- Material provided:
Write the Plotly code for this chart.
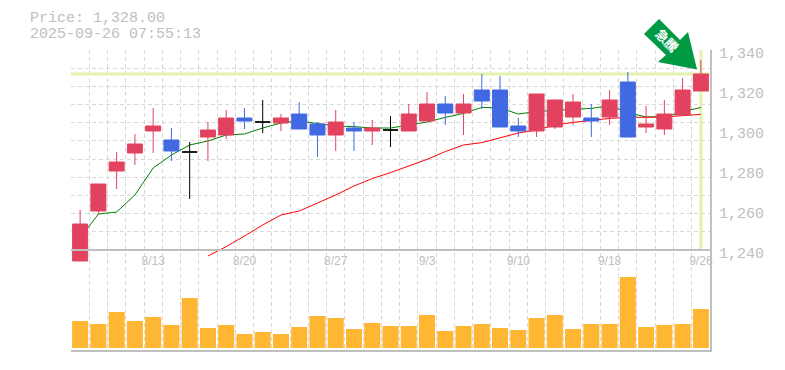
import plotly.graph_objects as go

W, H = 785, 370
OFF = 8  # the page body's default margin shifts the figure
PL, PR, PT, PB = 71, 710, 50, 350
MID = 250

dates = {4: "8/13", 9: "8/20", 14: "8/27", 19: "9/3", 24: "9/10", 29: "9/18", 34: "9/26"}
price_ticks = [1340, 1320, 1300, 1280, 1260, 1240]
price_labels = ["1,340", "1,320", "1,300", "1,280", "1,260", "1,240"]

opens = [1234.5, 1259.5, 1279.5, 1288.5, 1299.5, 1295, 1289, 1296.5, 1297.5, 1306, 1304, 1303.5,
         1308, 1303, 1297.5, 1301, 1299.5, 1300, 1299.5, 1304.5, 1313, 1308.5, 1320, 1320, 1302,
         1299.5, 1301.5, 1306.5, 1306, 1306.5, 1324, 1301.5, 1300.5, 1307.5, 1319.5]
highs = [1260, 1273, 1289, 1298, 1311, 1301, 1294, 1304, 1310, 1311, 1315, 1308,
         1314, 1304, 1310, 1304, 1305, 1307, 1313, 1319, 1317, 1318, 1328, 1327, 1306,
         1318, 1315, 1318, 1313, 1320, 1329, 1312, 1315, 1326, 1335]
lows = [1234.5, 1257.5, 1270.5, 1282.5, 1288.5, 1284.5, 1265.5, 1284.5, 1295.5, 1300.5, 1298.5, 1299.5,
        1300.5, 1286.5, 1289.5, 1289.5, 1292.5, 1291.5, 1299.5, 1304.5, 1302.5, 1297.5, 1310.5, 1301.5, 1296.5,
        1296.5, 1300.5, 1302.5, 1296.5, 1302.5, 1296.5, 1298.5, 1297.5, 1307.5, 1319.5]
closes = [1253, 1273, 1284, 1293, 1302, 1289.5, 1289, 1300, 1306, 1304.5, 1304, 1306,
          1300.5, 1297.5, 1304, 1299.5, 1301, 1300, 1308, 1313, 1308.5, 1313, 1314.5, 1301.5, 1299.5,
          1318, 1315, 1314, 1304.5, 1315, 1296.5, 1303, 1308, 1320, 1328]
ma_short = [1246, 1258, 1259, 1267.5, 1281, 1287.5, 1292.5, 1294.5, 1297.5, 1298, 1301, 1303.5,
            1304.5, 1303.3, 1302, 1301.7, 1301, 1301, 1302.5, 1304, 1306.3, 1308.3, 1311.3, 1311, 1308,
            1309.2, 1309.8, 1310.2, 1310.8, 1312.2, 1308.7, 1306.5, 1306.7, 1309, 1311.3]
ma_long = [None] * 7 + [1237, 1241.7, 1247, 1252.5, 1257.5, 1259.5, 1263.5, 1267.5, 1272, 1275.7,
                        1278.7, 1282, 1285.3, 1289.2, 1292.5, 1293.7, 1296.2, 1298.5,
                        1300, 1302.5, 1303.8, 1304.8, 1305.8, 1306.3, 1306.3, 1306.5, 1307.2, 1307.8]
volumes = [27, 24, 36, 27, 31, 23, 50, 20, 23, 14, 16, 14, 21, 32, 30, 19, 25, 22,
           22, 33, 17, 22, 24, 20, 18, 30, 33, 19, 24, 24, 71, 21, 23, 24, 39]

price_text = "Price: 1,328.00"
time_text = "2025-09-26 07:55:13"
badge_text = "<b>急騰</b>"

RED, BLUE, BLACK = "#e2425f", "#4169e1", "#000000"
GRAY, GRID, GUIDE, AMBER, BADGE = "#c0c0c0", "#d8d8d8", "#e4f2ae", "#ffb733", "#009944"
MONO = "Liberation Mono"

n = len(closes)
xs = list(range(n))
x_range = [-0.5, n - 0.5]
# y axis spans the whole plot height: 2 px per yen
y_range = [1340 - (PB - PT) / 2, 1340]
y_grid = [1340 - i * 100 / 11 for i in range(12)]
x_grid = [i - 0.5 for i in range(n + 1)]
last_close = closes[-1]


def idx(kind):
    out = []
    for i in xs:
        k = "flat" if opens[i] == closes[i] else ("up" if closes[i] > opens[i] else "down")
        if k == kind:
            out.append(i)
    return out


fig = go.Figure()
# guides and moving averages sit beneath the candles
fig.add_trace(go.Scatter(x=x_range, y=[last_close, last_close], mode="lines",
                         line=dict(color=GUIDE, width=3), hoverinfo="skip"))
fig.add_trace(go.Scatter(x=[n - 1, n - 1], y=[1240, 1340], mode="lines",
                         line=dict(color=GUIDE, width=3), hoverinfo="skip"))
fig.add_trace(go.Scatter(x=xs, y=ma_short, mode="lines", line=dict(color="#008000", width=1)))
fig.add_trace(go.Scatter(x=xs, y=ma_long, mode="lines", line=dict(color="#ff0000", width=1)))

fig.add_trace(go.Bar(x=xs, y=volumes, marker=dict(color=AMBER, line=dict(width=0)),
                     xaxis="x2", yaxis="y2", width=0.88))

for kind, col in (("up", RED), ("down", BLUE), ("flat", BLACK)):
    ii = idx(kind)
    side = dict(line=dict(color=col, width=1), fillcolor=col)
    fig.add_trace(go.Candlestick(
        x=ii, open=[opens[i] for i in ii], high=[highs[i] for i in ii],
        low=[lows[i] for i in ii], close=[closes[i] for i in ii],
        increasing=side, decreasing=side, whiskerwidth=0, xaxis="x3", yaxis="y3"))

fy = lambda px: 1 - (px - PT) / (PB - PT)
fx = lambda px: (px - PL) / (PR - PL)
fig.update_layout(
    width=W - OFF, height=H - OFF, showlegend=False,
    paper_bgcolor="#ffffff", plot_bgcolor="rgba(0,0,0,0)",
    margin=dict(l=PL - OFF, r=W - PR, t=PT - OFF, b=H - PB, pad=0, autoexpand=False),
    boxmode="overlay", boxgap=0.178, boxgroupgap=0, bargap=0.12,
    xaxis=dict(range=x_range, showline=True, linecolor=GRAY, linewidth=2, mirror=False,
               showticklabels=False, ticks="", showgrid=False, zeroline=False,
               minor=dict(tickvals=x_grid, showgrid=True, gridcolor=GRID, griddash="4px,3px",
                          gridwidth=1, ticks="")),
    yaxis=dict(range=y_range, side="right", showline=True, linecolor=GRAY, linewidth=2,
               tickvals=price_ticks, ticktext=price_labels, ticks="", showgrid=False, zeroline=False,
               ticklabelstandoff=4, ticklabelshift=3, tickfont=dict(family=MONO, size=15, color=GRAY),
               minor=dict(tickvals=y_grid, showgrid=True, gridcolor=GRID, griddash="4px,3px",
                          gridwidth=1, ticks="")),
    xaxis2=dict(range=x_range, overlaying="x", anchor="free", position=fy(MID), showline=True,
                linecolor=GRAY, linewidth=2, showgrid=False, zeroline=False, ticks="",
                tickvals=list(dates), ticktext=list(dates.values()),
                tickfont=dict(family="Liberation Sans", size=12, color=GRAY)),
    yaxis2=dict(range=[-2, 98], domain=[0, fy(MID)], visible=False, anchor="x2"),
    xaxis3=dict(range=x_range, overlaying="x", visible=False, rangeslider=dict(visible=False)),
    yaxis3=dict(range=y_range, overlaying="y", visible=False),
    shapes=[dict(type="path", xref="paper", yref="paper", fillcolor=BADGE, line=dict(width=0), layer="above",
                 path=" ".join(
                     f"{c} {fx(x):.4f} {fy(y):.4f}" for c, x, y in
                     [("M", 697, 69.5), ("L", 658, 62), ("L", 666, 55), ("L", 644, 34),
                      ("L", 659, 19), ("L", 680, 40), ("L", 688, 32)]) + " Z")],
    annotations=[
        dict(text=price_text, xref="paper", yref="paper", x=fx(29), y=fy(18.5), borderpad=0,
             xanchor="left", yanchor="middle", showarrow=False, font=dict(family=MONO, size=15, color=GRAY)),
        dict(text=time_text, xref="paper", yref="paper", x=fx(29), y=fy(34.5), borderpad=0,
             xanchor="left", yanchor="middle", showarrow=False, font=dict(family=MONO, size=15, color=GRAY)),
        dict(text=badge_text, xref="paper", yref="paper", x=fx(666.5), y=fy(40),
             xanchor="center", yanchor="middle", showarrow=False, textangle=45,
             font=dict(family="Noto Sans CJK JP", size=13, color="#ffffff")),
    ],
)
fig.write_html("out.html")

- Exercise details: Copy nothing but the lines from the top of the material through the line holding "23, 24, 39]", exactly as written; omit pictures.

- The completed task:
Write the Plotly code for this chart.
import plotly.graph_objects as go

W, H = 785, 370
OFF = 8  # the page body's default margin shifts the figure
PL, PR, PT, PB = 71, 710, 50, 350
MID = 250

dates = {4: "8/13", 9: "8/20", 14: "8/27", 19: "9/3", 24: "9/10", 29: "9/18", 34: "9/26"}
price_ticks = [1340, 1320, 1300, 1280, 1260, 1240]
price_labels = ["1,340", "1,320", "1,300", "1,280", "1,260", "1,240"]

opens = [1234.5, 1259.5, 1279.5, 1288.5, 1299.5, 1295, 1289, 1296.5, 1297.5, 1306, 1304, 1303.5,
         1308, 1303, 1297.5, 1301, 1299.5, 1300, 1299.5, 1304.5, 1313, 1308.5, 1320, 1320, 1302,
         1299.5, 1301.5, 1306.5, 1306, 1306.5, 1324, 1301.5, 1300.5, 1307.5, 1319.5]
highs = [1260, 1273, 1289, 1298, 1311, 1301, 1294, 1304, 1310, 1311, 1315, 1308,
         1314, 1304, 1310, 1304, 1305, 1307, 1313, 1319, 1317, 1318, 1328, 1327, 1306,
         1318, 1315, 1318, 1313, 1320, 1329, 1312, 1315, 1326, 1335]
lows = [1234.5, 1257.5, 1270.5, 1282.5, 1288.5, 1284.5, 1265.5, 1284.5, 1295.5, 1300.5, 1298.5, 1299.5,
        1300.5, 1286.5, 1289.5, 1289.5, 1292.5, 1291.5, 1299.5, 1304.5, 1302.5, 1297.5, 1310.5, 1301.5, 1296.5,
        1296.5, 1300.5, 1302.5, 1296.5, 1302.5, 1296.5, 1298.5, 1297.5, 1307.5, 1319.5]
closes = [1253, 1273, 1284, 1293, 1302, 1289.5, 1289, 1300, 1306, 1304.5, 1304, 1306,
          1300.5, 1297.5, 1304, 1299.5, 1301, 1300, 1308, 1313, 1308.5, 1313, 1314.5, 1301.5, 1299.5,
          1318, 1315, 1314, 1304.5, 1315, 1296.5, 1303, 1308, 1320, 1328]
ma_short = [1246, 1258, 1259, 1267.5, 1281, 1287.5, 1292.5, 1294.5, 1297.5, 1298, 1301, 1303.5,
            1304.5, 1303.3, 1302, 1301.7, 1301, 1301, 1302.5, 1304, 1306.3, 1308.3, 1311.3, 1311, 1308,
            1309.2, 1309.8, 1310.2, 1310.8, 1312.2, 1308.7, 1306.5, 1306.7, 1309, 1311.3]
ma_long = [None] * 7 + [1237, 1241.7, 1247, 1252.5, 1257.5, 1259.5, 1263.5, 1267.5, 1272, 1275.7,
                        1278.7, 1282, 1285.3, 1289.2, 1292.5, 1293.7, 1296.2, 1298.5,
                        1300, 1302.5, 1303.8, 1304.8, 1305.8, 1306.3, 1306.3, 1306.5, 1307.2, 1307.8]
volumes = [27, 24, 36, 27, 31, 23, 50, 20, 23, 14, 16, 14, 21, 32, 30, 19, 25, 22,
           22, 33, 17, 22, 24, 20, 18, 30, 33, 19, 24, 24, 71, 21, 23, 24, 39]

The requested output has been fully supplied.